One of the things that I worry about in all the changes and chances that take place in the world is whether or not we are communicating the truth of the Gospel in ways that people actually understand.  I have a friend that answers my greeting of “how you doing?” with “living the dream”.  I can take that as a statement of contentment and freedom or I can take that as a sarcastic commentary of life with it toils and vicissitudes.  It all depends on tone and expression and a certain amount of sensitivity.  There is a real thing called a “tin ear”.

How do we know in the church whether someone knows, or can hear what we are saying when we talk about things like justification or redemption or sanctification etc.  Fewer people are even aware of what used to be a common language of faith.
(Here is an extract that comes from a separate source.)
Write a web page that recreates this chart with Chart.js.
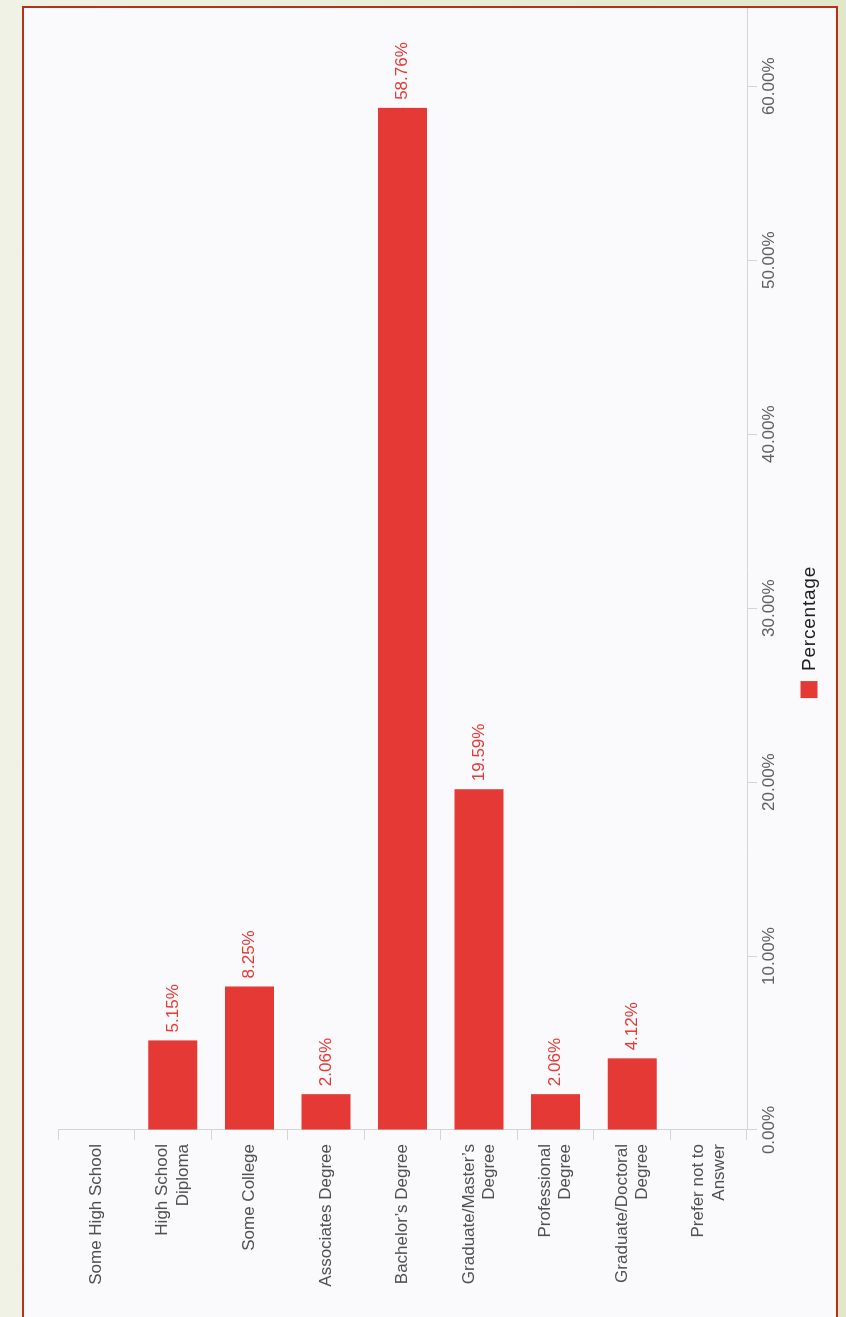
<!DOCTYPE html>
<html>
<head>
<meta charset="utf-8">
<title>Education level</title>
<script src="https://cdn.jsdelivr.net/npm/chart.js@4.4.1/dist/chart.umd.min.js"></script>
<style>
  html, body { margin: 0; padding: 0; overflow: hidden; }
  body {
    width: 846px;
    height: 1317px;
    position: relative;
    background: linear-gradient(to right, #eff2e4, #e1e8ca);
  }
  #frame {
    position: absolute;
    left: 22px;
    top: 6px;
    width: 812px;
    height: 1400px;
    border: 2px solid #b5311b;
    background: #fafafc;
  }
  /* the chart is drawn as a horizontal bar chart, then turned a quarter left */
  #turn {
    position: absolute;
    left: 0;
    top: 1309px;
    width: 1309px;
    height: 812px;
    transform-origin: 0 0;
    transform: rotate(-90deg);
  }
</style>
</head>
<body>
<div id="frame">
  <div id="turn">
    <canvas id="eduChart" width="1309" height="812"></canvas>
  </div>
</div>
<script>
"use strict";

const categories = [
  "Some High School",
  ["High School", "Diploma"],
  "Some College",
  "Associates Degree",
  "Bachelor\u2019s Degree",
  ["Graduate/Master\u2019s", "Degree"],
  ["Professional", "Degree"],
  ["Graduate/Doctoral", "Degree"],
  ["Prefer not to", "Answer"]
];
const percentages = [0, 5.15, 8.25, 2.06, 58.76, 19.59, 2.06, 4.12, 0];
const seriesName = "Percentage";
const axisMax = 64.5;
const tickStep = 10;

const barColor = "#e53935";
const axisColor = "#d4d4d4";
const fontFamily = "'Liberation Sans', Arial, sans-serif";

Chart.defaults.font.family = fontFamily;

function pct(v) {
  return Number(v).toFixed(2) + "%";
}

// value written just past the end of each bar
const barValueLabels = {
  id: "barValueLabels",
  afterDatasetsDraw(chart) {
    let c = chart.ctx;
    let meta = chart.getDatasetMeta(0);
    c.save();
    c.font = "17px " + fontFamily;
    c.fillStyle = barColor;
    c.textAlign = "left";
    c.textBaseline = "middle";
    meta.data.forEach((bar, i) => {
      if (!percentages[i]) return;
      c.fillText(pct(percentages[i]), bar.x + 8, bar.y);
    });
    c.restore();
  }
};

// single legend entry, sitting off-centre below the value axis
const sideLegend = {
  id: "sideLegend",
  afterDraw(chart) {
    let c = chart.ctx;
    let box = 17;
    let gap = 10;
    c.save();
    c.font = "19px " + fontFamily;
    c.letterSpacing = "0.8px";
    let textW = c.measureText(seriesName).width;
    let left = 685 - (box + gap + textW) / 2;
    let mid = chart.chartArea.bottom + 62;
    c.fillStyle = barColor;
    c.fillRect(left, mid - box / 2, box, box);
    c.fillStyle = "#1e1e1e";
    c.textAlign = "left";
    c.textBaseline = "middle";
    c.fillText(seriesName, left + box + gap, mid + 1);
    c.restore();
  }
};

function makeChart() {
  let ctx = document.getElementById("eduChart");
  new Chart(ctx, {
    type: "bar",
    data: {
      labels: categories,
      datasets: [{
        label: seriesName,
        data: percentages,
        backgroundColor: barColor,
        borderWidth: 0,
        categoryPercentage: 0.8,
        barPercentage: 0.8
      }]
    },
    options: {
      indexAxis: "y",
      responsive: false,
      animation: false,
      layout: { padding: { top: 34, right: 0, bottom: 0, left: 0 } },
      plugins: {
        legend: { display: false },
        tooltip: { enabled: false }
      },
      scales: {
        x: {
          min: 0,
          max: axisMax,
          border: { color: axisColor },
          grid: { drawOnChartArea: false, color: axisColor, tickLength: 10 },
          ticks: {
            stepSize: tickStep,
            includeBounds: false,
            padding: 2,
            color: "#606060",
            font: { size: 17 },
            callback: v => pct(v)
          },
          afterFit: scale => { scale.height = 89; }
        },
        y: {
          border: { color: axisColor },
          grid: { drawOnChartArea: false, color: axisColor, tickLength: 10 },
          ticks: {
            padding: 4,
            color: "#505050",
            font: { size: 17 }
          },
          afterFit: scale => { scale.width = 187; }
        }
      }
    },
    plugins: [barValueLabels, sideLegend]
  });
}

makeChart();
</script>
</body>
</html>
I was just reminded about what an old professor of mine said about the word “salvation”.   He wrote, “When the last Israelite with his possessions got safely through the waters of the Red Sea, salvation had come to that people. This is, in
part, the significance of the term “salvation.” Fundamentally it refers to having room enough to move around in. It also contains the thought of healing, of living beyond the frustrations and irritations which trouble us. The Word of truth, the Gospel  is good news because it consists of the proclamation that such salvation is already a sure prospect since we have been sealed by the gift of God’s Spirit in Baptism.”  We are living the dream, God’s dream dreamt for us to life in His story; the story of salvation.